The exchange has no plans in place yet to revise its delivery rules but is monitoring the situation, said David Lehman, CME's managing director of commodity research and product development.

Grain analysts said the closure is not likely to trigger a force majeure declaration by the exchange because grain housed in Chicago could feasibly be moved by truck or rail or shipped around the closure via Lake Michigan and the Chicago River via the smaller Chicago Lock.

But CME action cannot be ruled out, particularly if low cash market prices due to heavy post-harvest supplies spur deliveries, they said.

"This comes at a time when I think basis levels are going to be extremely depressed and deliveries may be the best sale for some guys. But I don't see shutting off the northern part of the river as being that important because the biggest share of the crop's going to be south of Chicago," said Roy Huckabay, analyst with The Linn Group.

The delivery period for November soybeans starts Nov. 3 and December corn and wheat deliveries begin on Dec. 1.

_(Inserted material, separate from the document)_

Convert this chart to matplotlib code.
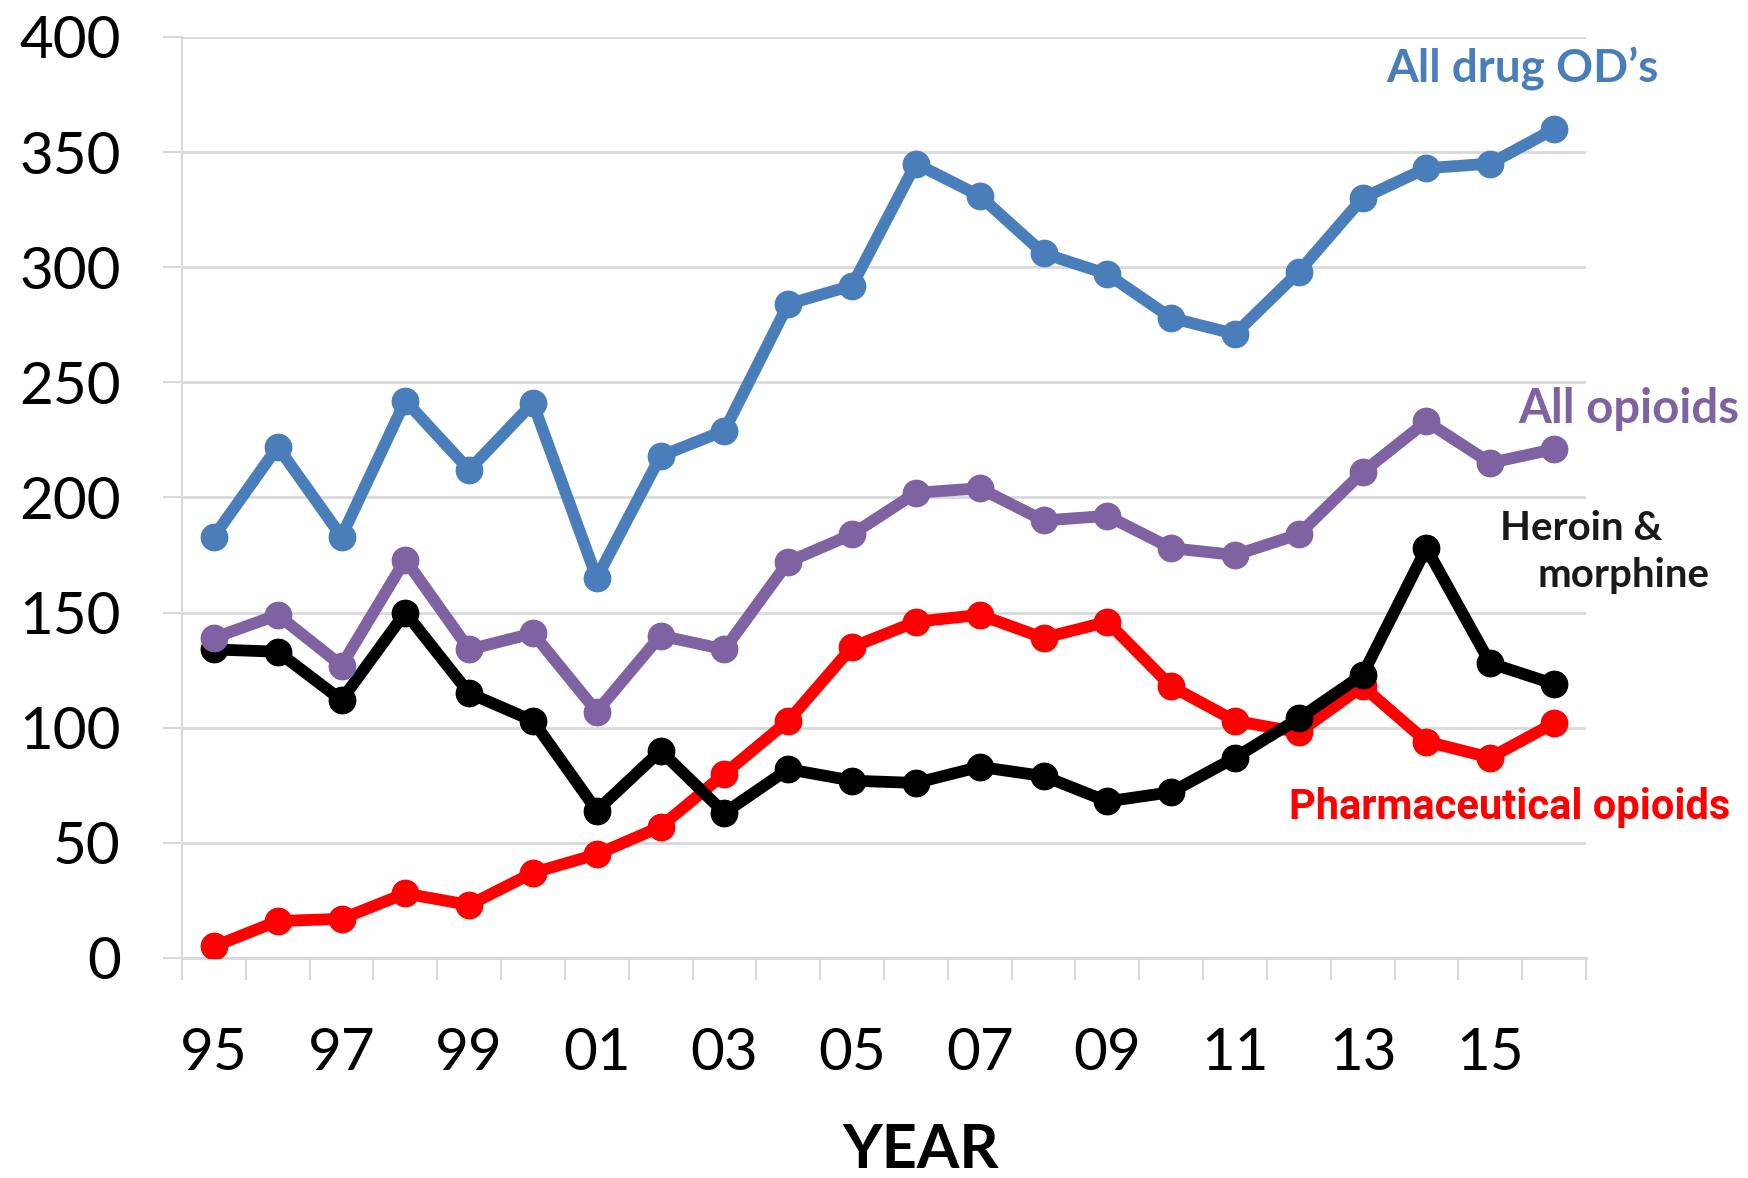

Difficulties taking delivery could widen spreads, analysts said. Full carry on the December/March corn spread, for example, is around 18 cents, and the spread itself was near 11 cents on Friday.

There have been no major objections to the timing of the lock project, which was announced this spring, said the Army Corps' Illinois River operations manager, Mike Zerbonia.

A month-long break between the project's two phases will allow cargo backed up by the closure to pass.

Repair work is needed to replace several worn components of the lock, which opened in 1960 and continues to operate with many original components.

If a part of the lock and dam structure known as a sheet pile cell were to rupture, navigation would be halted for at least 60 days, resulting in economic losses of $18.3 million, an Army Corps evaluation found.

While the vast majority of cargo passing through T.J. O'Brien is manufactured goods and energy products, as much as 15 percent of cargo can be food and farm products, according to Army Corps data.